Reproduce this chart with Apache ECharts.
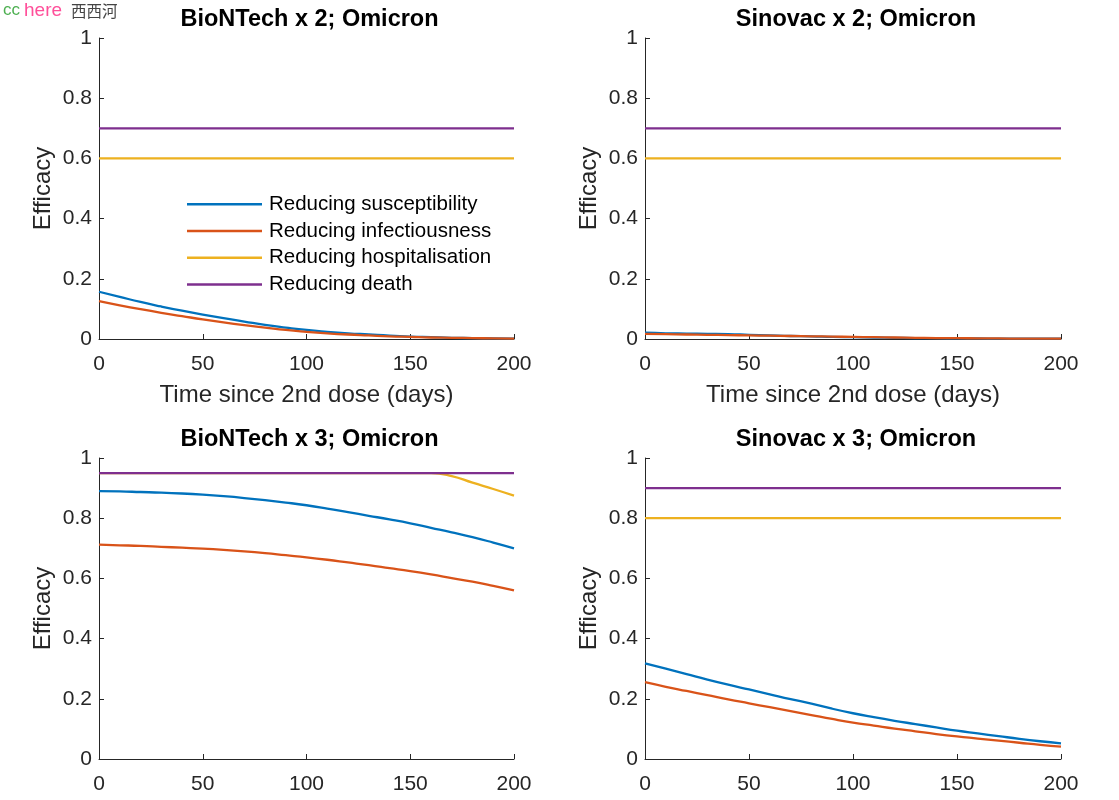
<!DOCTYPE html>
<html><head><meta charset="utf-8">
<script src="https://cdn.jsdelivr.net/npm/echarts@6/dist/echarts.min.js"></script>
<style>html,body{margin:0;padding:0;background:#fff}#c{width:1119px;height:800px}</style>
</head><body><div id="c"></div>
<script>
const days = [0,10,20,30,40,50,60,70,80,90,100,110,120,130,140,150,160,170,180,190,200];
const seriesNames = ['Reducing susceptibility','Reducing infectiousness','Reducing hospitalisation','Reducing death'];
const titles = ['BioNTech x 2; Omicron','Sinovac x 2; Omicron','BioNTech x 3; Omicron','Sinovac x 3; Omicron'];
const xTicks = [0,50,100,150,200];
const yTicks = [0,0.2,0.4,0.6,0.8,1];

// BioNTech x 2
const bnt2Susc = [0.157,0.140,0.123,0.108,0.094,0.081,0.069,0.058,0.047,0.038,0.030,0.024,0.019,0.015,0.011,0.008,0.006,0.004,0.003,0.002,0.001];
const bnt2Inf  = [0.126,0.112,0.099,0.087,0.076,0.065,0.055,0.046,0.038,0.030,0.024,0.019,0.015,0.012,0.009,0.007,0.005,0.004,0.003,0.002,0.001];
const bnt2Hosp = [0.6,0.6,0.6,0.6,0.6,0.6,0.6,0.6,0.6,0.6,0.6,0.6,0.6,0.6,0.6,0.6,0.6,0.6,0.6,0.6,0.6];
const bnt2Death= [0.7,0.7,0.7,0.7,0.7,0.7,0.7,0.7,0.7,0.7,0.7,0.7,0.7,0.7,0.7,0.7,0.7,0.7,0.7,0.7,0.7];
// Sinovac x 2
const sv2Susc = [0.021,0.019,0.018,0.017,0.016,0.014,0.012,0.010,0.009,0.007,0.006,0.005,0.004,0.003,0.003,0.002,0.002,0.001,0.001,0.001,0.001];
const sv2Inf  = [0.017,0.016,0.015,0.014,0.013,0.012,0.011,0.010,0.009,0.008,0.007,0.006,0.005,0.004,0.003,0.003,0.002,0.002,0.001,0.001,0.001];
const sv2Hosp = [0.6,0.6,0.6,0.6,0.6,0.6,0.6,0.6,0.6,0.6,0.6,0.6,0.6,0.6,0.6,0.6,0.6,0.6,0.6,0.6,0.6];
const sv2Death= [0.7,0.7,0.7,0.7,0.7,0.7,0.7,0.7,0.7,0.7,0.7,0.7,0.7,0.7,0.7,0.7,0.7,0.7,0.7,0.7,0.7];
// BioNTech x 3
const bnt3Susc = [0.890,0.889,0.887,0.885,0.882,0.878,0.873,0.867,0.860,0.852,0.843,0.832,0.820,0.808,0.796,0.783,0.768,0.753,0.737,0.719,0.700];
const bnt3Inf  = [0.712,0.710,0.708,0.705,0.702,0.699,0.695,0.690,0.684,0.677,0.670,0.662,0.653,0.644,0.634,0.624,0.613,0.601,0.589,0.575,0.560];
const bnt3Hosp = [0.95,0.95,0.95,0.95,0.95,0.95,0.95,0.95,0.95,0.95,0.95,0.95,0.95,0.95,0.95,0.95,0.95,0.94,0.918,0.897,0.875];
const bnt3Death= [0.95,0.95,0.95,0.95,0.95,0.95,0.95,0.95,0.95,0.95,0.95,0.95,0.95,0.95,0.95,0.95,0.95,0.95,0.95,0.95,0.95];
// Sinovac x 3
const sv3Susc = [0.318,0.300,0.282,0.264,0.247,0.231,0.215,0.199,0.184,0.167,0.152,0.139,0.127,0.116,0.105,0.094,0.085,0.076,0.067,0.059,0.052];
const sv3Inf  = [0.255,0.240,0.226,0.212,0.198,0.185,0.172,0.159,0.146,0.133,0.121,0.111,0.101,0.092,0.083,0.075,0.068,0.061,0.054,0.047,0.041];
const sv3Hosp = [0.8,0.8,0.8,0.8,0.8,0.8,0.8,0.8,0.8,0.8,0.8,0.8,0.8,0.8,0.8,0.8,0.8,0.8,0.8,0.8,0.8];
const sv3Death= [0.9,0.9,0.9,0.9,0.9,0.9,0.9,0.9,0.9,0.9,0.9,0.9,0.9,0.9,0.9,0.9,0.9,0.9,0.9,0.9,0.9];

const panels = [
  [bnt2Susc,bnt2Inf,bnt2Hosp,bnt2Death],
  [sv2Susc,sv2Inf,sv2Hosp,sv2Death],
  [bnt3Susc,bnt3Inf,bnt3Hosp,bnt3Death],
  [sv3Susc,sv3Inf,sv3Hosp,sv3Death]
];
const colors = ['#0072BD','#D95319','#EDB120','#7E2F8E'];
const FONT = '"Liberation Sans", Arial, Helvetica, sans-serif';
const AX = '#262626';

const grids = [
  {left:99, top:38, width:415, height:301},
  {left:645, top:38, width:416, height:301},
  {left:99, top:458, width:415, height:301},
  {left:645, top:458, width:416, height:301}
];

const xAxes = [], yAxes = [], series = [], titleArr = [];
grids.forEach((g,i)=>{
  xAxes.push({
    type:'value', gridIndex:i, min:0, max:200, interval:50,
    name: i<2 ? 'Time since 2nd dose (days)' : '',
    nameLocation:'middle', nameGap:44,
    nameTextStyle:{fontFamily:FONT, fontSize:24, color:AX},
    axisLine:{show:true, onZero:false, lineStyle:{color:AX, width:1}},
    axisTick:{show:true, inside:true, length:5, lineStyle:{color:AX}},
    axisLabel:{fontFamily:FONT, fontSize:21, color:AX, margin:15},
    splitLine:{show:false}
  });
  yAxes.push({
    type:'value', gridIndex:i, min:0, max:1, interval:0.2,
    name:'Efficacy', nameLocation:'middle', nameGap:44,
    nameTextStyle:{fontFamily:FONT, fontSize:24, color:AX},
    axisLine:{show:true, onZero:false, lineStyle:{color:AX, width:1}},
    axisTick:{show:true, inside:true, length:5, lineStyle:{color:AX}},
    axisLabel:{fontFamily:FONT, fontSize:21, color:AX, margin:7,
      formatter:v=>{ const r=Math.round(v*10)/10; return r===0?'0':(r===1?'1':String(r)); }},
    splitLine:{show:false}
  });
  titleArr.push({
    text:titles[i], left:g.left+g.width/2 + 3, top:g.top-30, textAlign:'center', padding:0,
    textStyle:{fontFamily:FONT, fontSize:23.5, fontWeight:'bold', color:'#000'}
  });
  panels[i].forEach((vals,k)=>{
    series.push({
      type:'line', name:seriesNames[k], xAxisIndex:i, yAxisIndex:i,
      data: days.map((d,j)=>[d, vals[j]]),
      showSymbol:false, symbol:'none', smooth:true, z: k===3?3:2,
      lineStyle:{color:colors[k], width:2.3}, itemStyle:{color:colors[k]},
      animation:false
    });
  });
});

const chart = echarts.init(document.getElementById('c'), null, {renderer:'canvas'});
chart.setOption({
  backgroundColor:'#fff',
  animation:false,
  title:titleArr,
  grid:grids,
  xAxis:xAxes,
  yAxis:yAxes,
  legend:{
    data:seriesNames.map((n,k)=>({name:n, icon:'rect', itemStyle:{color:colors[k]}})),
    orient:'vertical', left:187, top:191, itemGap:0, padding:0,
    itemWidth:75, itemHeight:2.5,
    textStyle:{fontFamily:FONT, fontSize:20.5, color:'#000', lineHeight:26.7, padding:[0,0,0,2]},
    selectedMode:false
  },
  graphic:[
    {type:'text', left:3, top:2, style:{text:'cc', fill:'#4caf50', fontSize:17, fontFamily:FONT}},
    {type:'text', left:24, top:1, style:{text:'here', fill:'#ff4f9a', fontSize:19, fontFamily:FONT}},
    {type:'text', left:71, top:3, style:{text:'西西河', fill:'#444', fontSize:15.5, fontFamily:'"Noto Sans CJK SC", sans-serif'}}
  ],
  series:series
});
</script></body></html>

* Directions for this task *
Look at the listing and set down only the lines from its start through the line with "const yTicks = [0,0.2,0.4,0.6,0.8,1];", word for word and without pictures.

* Solution to this problem *
Reproduce this chart with Apache ECharts.
<!DOCTYPE html>
<html><head><meta charset="utf-8">
<script src="https://cdn.jsdelivr.net/npm/echarts@6/dist/echarts.min.js"></script>
<style>html,body{margin:0;padding:0;background:#fff}#c{width:1119px;height:800px}</style>
</head><body><div id="c"></div>
<script>
const days = [0,10,20,30,40,50,60,70,80,90,100,110,120,130,140,150,160,170,180,190,200];
const seriesNames = ['Reducing susceptibility','Reducing infectiousness','Reducing hospitalisation','Reducing death'];
const titles = ['BioNTech x 2; Omicron','Sinovac x 2; Omicron','BioNTech x 3; Omicron','Sinovac x 3; Omicron'];
const xTicks = [0,50,100,150,200];
const yTicks = [0,0.2,0.4,0.6,0.8,1];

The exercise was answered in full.